▶ _What you will do_:
Extract the lines of the material below, beginning with the first and ending with the line that holds "active_irr = [3.26e-6, 6.1e-5]". Skip every picture.

===== Data provided =====

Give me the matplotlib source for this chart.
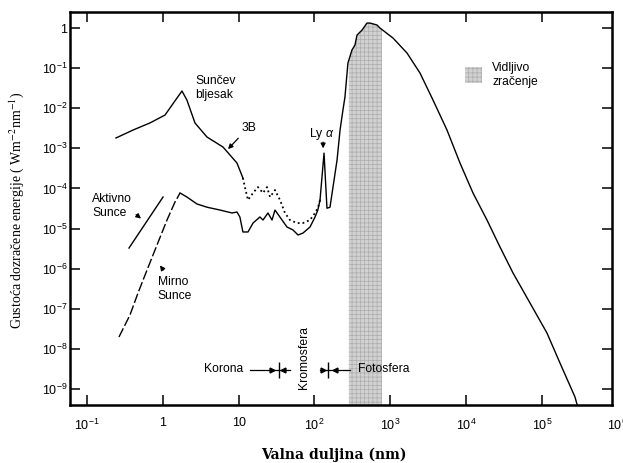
import numpy as np
import matplotlib
matplotlib.use('Agg')
import matplotlib.pyplot as plt
from matplotlib.patches import Rectangle

plt.rcParams['font.family'] = ['Liberation Sans', 'DejaVu Sans']
plt.rcParams['mathtext.fontset'] = 'custom'
plt.rcParams['mathtext.rm'] = 'Liberation Sans'
plt.rcParams['mathtext.it'] = 'Liberation Sans:italic'
plt.rcParams['hatch.linewidth'] = 0.5

# Sunčev bljesak 3B (X-zrake, pune crte)
flare_wl = [0.241, 0.405, 0.678, 1.07, 1.54, 1.79, 2.08, 2.66, 3.83, 6.22, 9.52, 11.4]
flare_irr = [1.81e-3, 2.86e-3, 4.3e-3, 6.77e-3, 1.80e-2, 2.69e-2, 1.60e-2, 4.28e-3,
             1.91e-3, 1.08e-3, 4.3e-4, 1.82e-4]
# bljesak, EUV dio (točkasto)
flare_euv_wl = [11.4, 12.1, 13.3, 15.5, 18.0, 21.0, 23.7, 26.0, 30.2, 35.2, 40.9, 47.6,
                58.9, 70.7, 87.5, 102, 111, 118.6]
flare_euv_irr = [1.82e-4, 1.08e-4, 5.14e-5, 7.7e-5, 1.08e-4, 7.7e-5, 1.08e-4, 6.1e-5,
                 9.1e-5, 5.14e-5, 2.44e-5, 1.63e-5, 1.37e-5, 1.37e-5, 1.63e-5, 2.44e-5,
                 3.24e-5, 5.1e-5]

# aktivno Sunce, X-zrake
active_wl = [0.358, 1.007]
active_irr = [3.26e-6, 6.1e-5]

# mirno Sunce, X-zrake (crtkano)
quiet_wl = [0.264, 0.369, 0.471, 0.619, 0.838, 1.007, 1.136, 1.448, 1.69]
quiet_irr = [1.97e-8, 6.97e-8, 2.47e-7, 9.2e-7, 3.88e-6, 9.2e-6, 1.63e-5, 4.58e-5, 7.7e-5]

# mirno Sunce, EUV
quiet_euv_wl = [1.69, 2.08, 2.82, 3.83, 5.69, 8.19, 9.52, 10.4, 11.4, 13.3, 15.5, 19.1,
                21.0, 24.4, 27.6, 30.2, 37.4, 43.5, 52.2, 60.8, 70.7, 87.5, 102, 111, 118.6]
quiet_euv_irr = [7.7e-5, 6.1e-5, 4.1e-5, 3.4e-5, 2.89e-5, 2.44e-5, 2.58e-5, 1.94e-5,
                 8.2e-6, 8.2e-6, 1.37e-5, 1.94e-5, 1.63e-5, 2.44e-5, 1.63e-5, 2.89e-5,
                 1.63e-5, 1.09e-5, 9.2e-6, 6.9e-6, 7.7e-6, 1.09e-5, 1.94e-5, 2.89e-5, 5.1e-5]

# UV, vidljivo, IR (Ly alfa pa fotosfera)
main_wl = [118.6, 134, 146.5, 160.6, 176, 199, 218, 238, 253, 277, 313, 343, 365, 425,
           494, 542, 670, 733, 1089, 1667, 2473, 3672, 5614, 8335, 12370, 18920, 28100,
           41700, 69900, 117000, 174000, 274000, 320000]
main_irr = [5.1e-5, 7.6e-4, 3.2e-5, 3.4e-5, 1.08e-4, 5.1e-4, 2.86e-3, 9.0e-3, 1.90e-2,
            0.134, 0.283, 0.377, 0.668, 0.89, 1.33, 1.33, 1.19, 1.0, 0.563, 0.238,
            7.55e-2, 1.60e-2, 2.86e-3, 4.30e-4, 7.7e-5, 1.63e-5, 3.46e-6, 7.8e-7, 1.39e-7,
            2.48e-8, 4.4e-9, 6.3e-10, 2.2e-10]

visible_band = (285, 780)

x_ticks = [1e-1, 1, 10, 1e2, 1e3, 1e4, 1e5]
x_tick_labels = ['10$^{-1}$', '1', '10', '10$^2$', '10$^3$', '10$^4$', '10$^5$']
y_ticks = [10.0 ** -k for k in range(0, 10)]
y_tick_labels = ['1'] + ['10$^{-%d}$' % k for k in range(1, 10)]

# regije emisije: (lijevo, desno, strelica >, oznaka, strelica <)
korona_marks = [14.1, 47.6, 27.5, 34.0, 38.5]
foto_marks = [118.6, 295, 130, 151, 186]
marks_level = 2.96e-9

fig = plt.figure(figsize=(6.23, 4.63), dpi=100)
ax = fig.add_axes([0.1124, 0.1253, 0.8699, 0.8487])
ax.set_xscale('log')
ax.set_yscale('log')
ax.set_xlim(10 ** -1.224, 10 ** 5.926)
ax.set_ylim(10 ** -9.401, 10 ** 0.399)

band_x = np.geomspace(visible_band[0], visible_band[1], 80)
band_top = 10 ** np.interp(np.log10(band_x), np.log10(main_wl), np.log10(main_irr))
ax.fill_between(band_x, 1e-12, band_top, facecolor='#d2d2d2', edgecolor='#acacac',
                hatch='++++', linewidth=0, zorder=1)

lc = 'black'
ax.plot(flare_wl, flare_irr, color=lc, lw=1.0, zorder=3)
ax.plot(flare_euv_wl, flare_euv_irr, color=lc, lw=1.3, ls=':', zorder=3)
ax.plot(active_wl, active_irr, color=lc, lw=1.0, zorder=3)
ax.plot(quiet_wl, quiet_irr, color=lc, lw=1.0, ls=(0, (7, 2)), zorder=3)
ax.plot(quiet_euv_wl, quiet_euv_irr, color=lc, lw=1.0, zorder=3)
ax.plot(main_wl, main_irr, color=lc, lw=1.0, zorder=3)

for m in (korona_marks, foto_marks):
    ax.plot([m[0], m[1]], [marks_level, marks_level], color=lc, lw=0.9)
    ax.plot([m[2]], [marks_level], marker='>', ms=3.5, color=lc)
    ax.plot([m[4]], [marks_level], marker='<', ms=3.5, color=lc)
    ax.plot([m[3]], [marks_level], marker='|', ms=11, mew=1.0, color=lc)

fs = 8.7
ax.text(0.231, 0.807, 'Sunčev\nbljesak', transform=ax.transAxes, fontsize=fs,
        ha='left', va='center', linespacing=1.15)
ax.text(0.317, 0.705, '3B', transform=ax.transAxes, fontsize=fs, ha='left', va='center')
ax.annotate('', xy=(0.288, 0.646), xytext=(0.314, 0.684), xycoords='axes fraction',
            arrowprops=dict(arrowstyle='-|>', color=lc, lw=0.9, mutation_scale=7))
ax.text(0.041, 0.506, 'Aktivno\nSunce', transform=ax.transAxes, fontsize=fs,
        ha='left', va='center', linespacing=1.15)
ax.annotate('', xy=(0.135, 0.470), xytext=(0.118, 0.489), xycoords='axes fraction',
            arrowprops=dict(arrowstyle='-|>', color=lc, lw=0.9, mutation_scale=7))
ax.text(0.162, 0.295, 'Mirno\nSunce', transform=ax.transAxes, fontsize=fs,
        ha='left', va='center', linespacing=1.15)
ax.annotate('', xy=(0.163, 0.361), xytext=(0.175, 0.338), xycoords='axes fraction',
            arrowprops=dict(arrowstyle='-|>', color=lc, lw=0.9, mutation_scale=7))
ax.text(0.465, 0.690, r'Ly $\alpha$', transform=ax.transAxes, fontsize=fs,
        ha='center', va='center')
ax.annotate('', xy=(0.467, 0.646), xytext=(0.467, 0.676), xycoords='axes fraction',
            arrowprops=dict(arrowstyle='-|>', color=lc, lw=0.9, mutation_scale=7))
ax.text(0.319, 0.092, 'Korona', transform=ax.transAxes, fontsize=fs, ha='right', va='center')
ax.text(0.432, 0.122, 'Kromosfera', transform=ax.transAxes, fontsize=fs, ha='center',
        va='center', rotation=90)
ax.text(0.531, 0.092, 'Fotosfera', transform=ax.transAxes, fontsize=fs, ha='left', va='center')

ax.add_patch(Rectangle((0.729, 0.819), 0.031, 0.041, transform=ax.transAxes,
                       facecolor='#d2d2d2', edgecolor='#acacac', hatch='++++', lw=0))
ax.text(0.779, 0.840, 'Vidljivo\nzračenje', transform=ax.transAxes, fontsize=fs,
        ha='left', va='center', linespacing=1.15)

ax.set_xticks(x_ticks)
ax.set_xticklabels(x_tick_labels)
ax.set_yticks(y_ticks)
ax.set_yticklabels(y_tick_labels)
ax.minorticks_off()
ax.tick_params(which='major', direction='in', length=7, width=1.1, top=True, right=True,
               labelsize=9)
ax.tick_params(axis='x', pad=9)
ax.tick_params(axis='y', pad=2)
# oznaka 10^6 je u originalu odrezana rubom slike
ax.text(1e6, -0.033, '10$^6$', transform=ax.get_xaxis_transform(), fontsize=9,
        ha='center', va='top', clip_on=False)
for s in ax.spines.values():
    s.set_linewidth(1.8)

ax.set_ylabel(r'Gustoća dozračene energije ( Wm$^{-2}$nm$^{-1}$)', fontsize=10,
              family='Liberation Serif', math_fontfamily='stix')
ax.yaxis.set_label_coords(-0.081, 0.494)
ax.set_xlabel('Valna duljina (nm)', fontsize=10, family='DejaVu Serif',
              fontweight='bold', va='center')
ax.xaxis.set_label_coords(0.487, -0.127)

fig.savefig('out.png', dpi=100)
plt.close(fig)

=====

▶ _Task output_:
Give me the matplotlib source for this chart.
import numpy as np
import matplotlib
matplotlib.use('Agg')
import matplotlib.pyplot as plt
from matplotlib.patches import Rectangle

plt.rcParams['font.family'] = ['Liberation Sans', 'DejaVu Sans']
plt.rcParams['mathtext.fontset'] = 'custom'
plt.rcParams['mathtext.rm'] = 'Liberation Sans'
plt.rcParams['mathtext.it'] = 'Liberation Sans:italic'
plt.rcParams['hatch.linewidth'] = 0.5

# Sunčev bljesak 3B (X-zrake, pune crte)
flare_wl = [0.241, 0.405, 0.678, 1.07, 1.54, 1.79, 2.08, 2.66, 3.83, 6.22, 9.52, 11.4]
flare_irr = [1.81e-3, 2.86e-3, 4.3e-3, 6.77e-3, 1.80e-2, 2.69e-2, 1.60e-2, 4.28e-3,
             1.91e-3, 1.08e-3, 4.3e-4, 1.82e-4]
# bljesak, EUV dio (točkasto)
flare_euv_wl = [11.4, 12.1, 13.3, 15.5, 18.0, 21.0, 23.7, 26.0, 30.2, 35.2, 40.9, 47.6,
                58.9, 70.7, 87.5, 102, 111, 118.6]
flare_euv_irr = [1.82e-4, 1.08e-4, 5.14e-5, 7.7e-5, 1.08e-4, 7.7e-5, 1.08e-4, 6.1e-5,
                 9.1e-5, 5.14e-5, 2.44e-5, 1.63e-5, 1.37e-5, 1.37e-5, 1.63e-5, 2.44e-5,
                 3.24e-5, 5.1e-5]

# aktivno Sunce, X-zrake
active_wl = [0.358, 1.007]
active_irr = [3.26e-6, 6.1e-5]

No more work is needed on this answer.